A New Series: One Minute Reviews of
Books by Vermont Authors
Laura's column "One Minute Reviews" has appeared bi-weekly in Wilmington, Vermont's Deerfield Valley News since 2015. In April 2018, she found that no Vermont periodical consistently reviews all commercially published fiction and non-fiction by Vermont authors, so she started a series to fill that void. Published reviews from that series and some earlier reviews of local authors are listed with links to a scan of the printed copy. Reviews still in queue are listed without links until they appear in print.
The books reviewed in this series are available through Wilmington's Pettee Memorial Library, the Whitingham Free Public Library, and locally owned Bartleby's Books in Wilmington.
Deerfield Valley News, 7/1/2021
A Compassionate Story about Opioid Addiction and Healing in Rural Vermont.
Brett Ann Stanciu, Unstitched: My Journey to Understand Opioid Addiction and How People and Communities Can Heal. Steerforth Press, 2021.
Brett Stanciu, writer, recently-divorced single mother of two girls, has taken a job as director of the one-room library in Woodbury, Vermont to supplement her meager income. One Monday morning, she opens the library’s door and finds the room filled with cigarette smoke. Calling a library trustee, Stanciu learns that “everybody knows” Woodbury resident and rumored heroin addict John Baker has a history of breaking into the library, ignoring the “no trespass” served him by the school’s lawyer. Alarmed, Stanciu calls the state police. Told that she needs proof that Baker is the intruder, she borrows a game camera and gets his picture, but to no avail. One winter night, the library trustee sees the lights on in the library, bursts in on Baker, and shouts at him as he flees. He goes home and shoots himself.
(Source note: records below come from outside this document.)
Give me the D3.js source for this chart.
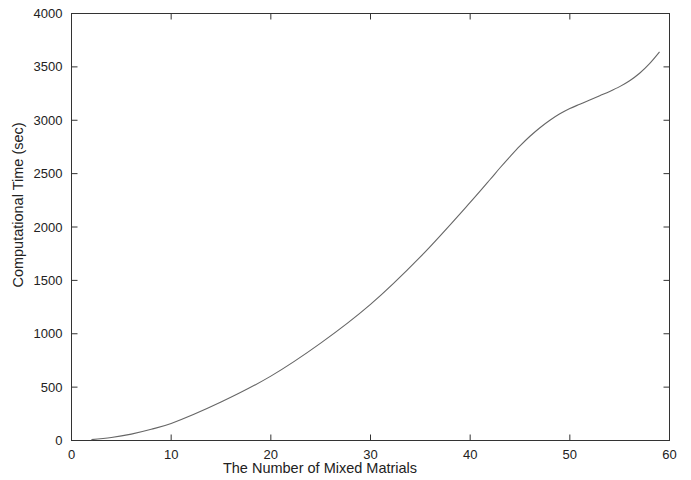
<!DOCTYPE html>
<html>
<head>
<meta charset="utf-8">
<script src="https://cdn.jsdelivr.net/npm/d3@7"></script>
<style>
  body { margin: 0; background: #fff; }
  text { font-family: "Liberation Sans", Arial, sans-serif; fill: #222; }
</style>
</head>
<body>
<svg id="chart" width="691" height="480"></svg>
<script>
const xValues = [2, 4, 6, 8, 10, 15, 20, 25, 30, 35, 40, 42, 43, 44, 45, 46, 47, 48, 49, 50, 51, 52, 53, 54, 55, 56, 57, 58, 59];
const timeValues = [8, 28, 60, 105, 160, 360, 603, 912, 1275, 1720, 2230, 2445, 2555, 2660, 2760, 2850, 2930, 3000, 3060, 3110, 3150, 3190, 3230, 3270, 3315, 3370, 3440, 3530, 3640];
const xTicks = [0, 10, 20, 30, 40, 50, 60];
const yTicks = [0, 500, 1000, 1500, 2000, 2500, 3000, 3500, 4000];
const xLabel = "The Number of Mixed Matrials";
const yLabel = "Computational Time (sec)";

const svg = d3.select("#chart");
const L = 71.5, R = 669.5, T = 13.5, B = 440.5;
const x = d3.scaleLinear().domain([0, 60]).range([L, R]);
const y = d3.scaleLinear().domain([0, 4000]).range([B, T]);

// frame
svg.append("rect").attr("x", L).attr("y", T).attr("width", R - L).attr("height", B - T)
  .attr("fill", "none").attr("stroke", "#333").attr("stroke-width", 1);

// ticks
const tl = 6;
const gx = svg.append("g");
xTicks.forEach(v => {
  if (v > 0 && v < 60) {
    gx.append("line").attr("x1", x(v)).attr("x2", x(v)).attr("y1", B).attr("y2", B - tl).attr("stroke", "#333");
    gx.append("line").attr("x1", x(v)).attr("x2", x(v)).attr("y1", T).attr("y2", T + tl).attr("stroke", "#333");
  }
  gx.append("text").attr("x", x(v)).attr("y", B + 18).attr("text-anchor", "middle")
    .attr("font-size", 13).text(v);
});
const gy = svg.append("g");
yTicks.forEach(v => {
  if (v > 0 && v < 4000) {
    gy.append("line").attr("x1", L).attr("x2", L + tl).attr("y1", y(v)).attr("y2", y(v)).attr("stroke", "#333");
    gy.append("line").attr("x1", R).attr("x2", R - tl).attr("y1", y(v)).attr("y2", y(v)).attr("stroke", "#333");
  }
  gy.append("text").attr("x", L - 9).attr("y", y(v) + 4.5).attr("text-anchor", "end")
    .attr("font-size", 13).text(v);
});

// axis labels
svg.append("text").attr("x", 320).attr("y", 473).attr("text-anchor", "middle")
  .attr("font-size", 14.5).text(xLabel);
svg.append("text").attr("transform", "translate(23,205) rotate(-90)").attr("text-anchor", "middle")
  .attr("font-size", 14.5).text(yLabel);

// curve
const data = xValues.map((v, i) => [v, timeValues[i]]);
const line = d3.line().x(d => x(d[0])).y(d => y(d[1])).curve(d3.curveCatmullRom.alpha(0.5));
svg.append("path").datum(data).attr("d", line).attr("fill", "none")
  .attr("stroke", "#666").attr("stroke-width", 1.1);
</script>
</body>
</html>
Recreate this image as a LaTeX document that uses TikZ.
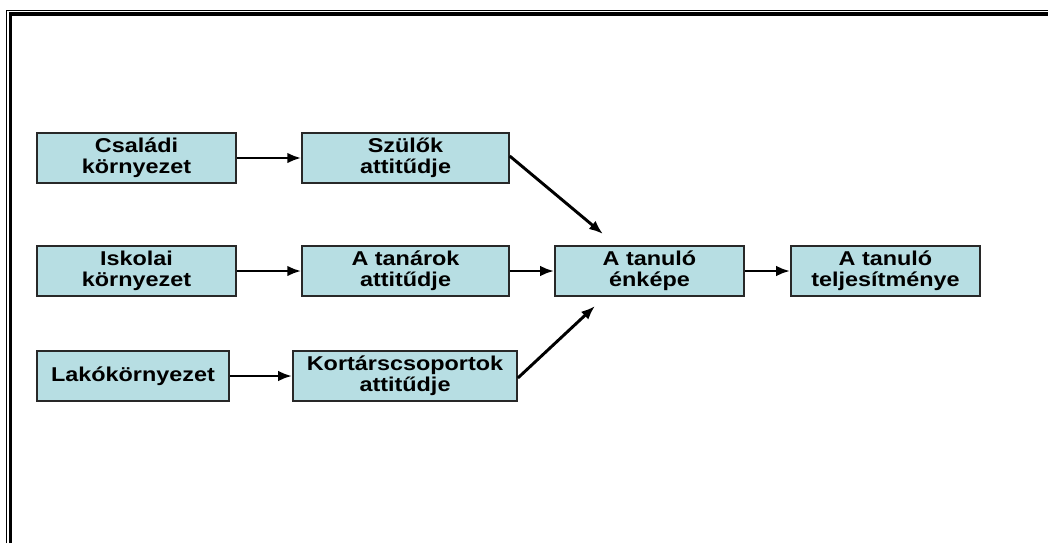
\documentclass[tikz,border=0pt]{standalone}
\usepackage{fontspec}
\setmainfont[FakeStretch=1.17]{Liberation Sans}
\usetikzlibrary{arrows.meta}

\definecolor{boxfill}{RGB}{183,222,227}
\definecolor{boxline}{RGB}{40,40,40}

\tikzset{every picture/.style={line width=0.75pt}}
\tikzset{
  factor/.style={draw=boxline, fill=boxfill, line width=1.3pt, inner sep=0pt,
    minimum height=37.5pt, align=center,
    font=\fontsize{15}{15.5}\selectfont\bfseries},
  influence/.style={line width=2.2pt, -{Latex[length=10.5pt,width=8pt]}}
}

\begin{document}
\begin{tikzpicture}[x=0.75pt,y=0.75pt,yscale=-1,xscale=1]
\useasboundingbox (0,0) rectangle (1048,543);

%Frame
\draw [line width=0.9pt] (6.5,543) -- (6.5,10.5) -- (1048,10.5) ;
\draw [line width=2.4pt] (10.5,543) -- (10.5,14) -- (1048,14) ;

% Text Node
\node [factor, minimum width=149pt] (csaladi) at (136.5,158) {Családi\\környezet};
% Text Node
\node [factor, minimum width=155pt] (szulok) at (405.5,158) {Szülők\\attitűdje};
% Text Node
\node [factor, minimum width=149pt] (iskolai) at (136.5,271) {Iskolai\\környezet};
% Text Node
\node [factor, minimum width=155pt] (tanarok) at (405.5,271) {A tanárok\\attitűdje};
% Text Node
\node [factor, minimum width=144pt] (lako) at (133,376) {Lakókörnyezet};
% Text Node
\node [factor, minimum width=168pt] (kortars) at (405,376) {Kortárscsoportok\\attitűdje};
% Text Node
\node [factor, minimum width=141.75pt] (enkep) at (649.5,271) {A tanuló\\énképe};
% Text Node
\node [factor, minimum width=141.75pt] (teljesitmeny) at (885.5,271) {A tanuló\\teljesítménye};

%free ends of the slanted arrows
\coordinate (enkepfelul) at (603,234);
\coordinate (enkepalul) at (595,306);

%Straight Lines
\draw [influence] (csaladi) -- (szulok) ;
\draw [influence] (iskolai) -- (tanarok) ;
\draw [influence] (lako) -- (kortars) ;
\draw [influence] (tanarok) -- (enkep) ;
\draw [influence] (enkep) -- (teljesitmeny) ;
%Slanted Lines
\draw [influence] (szulok.east) ++(0,-2) -- (enkepfelul) ;
\draw [influence] (kortars.east) ++(0,2) -- (enkepalul) ;
\end{tikzpicture}
\end{document}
Baker’s suicide haunts Brett. In retrospect, she realizes her efforts to get him arrested have stemmed from fear—not just of Baker (whom she doesn’t know) but of addiction itself. She remembers passing him one day as he sat on the church steps. Would it have helped if instead of looking away, she’d stopped and talked to him? That question is followed by a larger one: what does she know about opioid addiction? Nothing. The following spring, Stanciu attends a workshop given by the Department of Libraries to train librarians in the use of Narcan, the nasal spray that can save addicts who have overdosed. At that session, she hears a talk by a recovering alcoholic, who calls addiction a disease and mentions its genetic component. That speech starts her on a quest to understand addiction in small Vermont towns like her own. In a series of chapters lovingly set in Woodbury and its environs, Stanciu describes her conversations with three addicts in recovery who talk of their unspeakable pasts, their terror of arrest, and the guilt that has followed them into recovery. She portrays her diner lunch with a nurse at the Hardwick Health Center, who introduces her to the concept of MAT (medical assisted treatment) and the importance of treating addiction as a disease, not a moral failing. She relates her discussion of Vermont’s place in drug transfers with the Hardwick police chief. Most movingly, she describes her meetings with a couple who are setting up a recovery center in name of their beautiful daughter who overdosed after years of addiction. At home by her wood fire, Stanciu studies the history of OxyContin, whose prescription sales grossed the Sackler family a billion dollars each year for twenty years, the CDC’s 2016 crackdown on opioid prescriptions, and the heroin dealing that increased geometrically after OxyContin was no longer easily available. And gradually, amidst Stanciu’s reflections on her past as she cooks delicious meals and swims with her kids, her own struggle with alcoholism emerges—one that she kept secret, feared, and overcame out of love for her two daughters. By the end of her quest, she has faced her fear and allowed herself to talk of her own addiction when she talks with other addicts in recovery and those who have helped them.
The book’s title comes from the conversation between Stanciu and the father of the girl who overdosed. Looking at the church that will become a social center not just for those in recovery but for everybody in town, Stanciu remarks “everyone’s so busy working that no one seems to have time or energy to put into groups ... that used to keep people connected.” He replies, “We’ve come unstitched, ... We’ve got to stitch the darn thing back together.” The stitching, as they have both learned, involves depriving addiction of its social stigma, and realizing that inclusion, support and understanding can help to cure what fear, the threat of prison, and social ostracism cannot. This is a deeply compassionate and extremely important book. Every Vermonter should read it.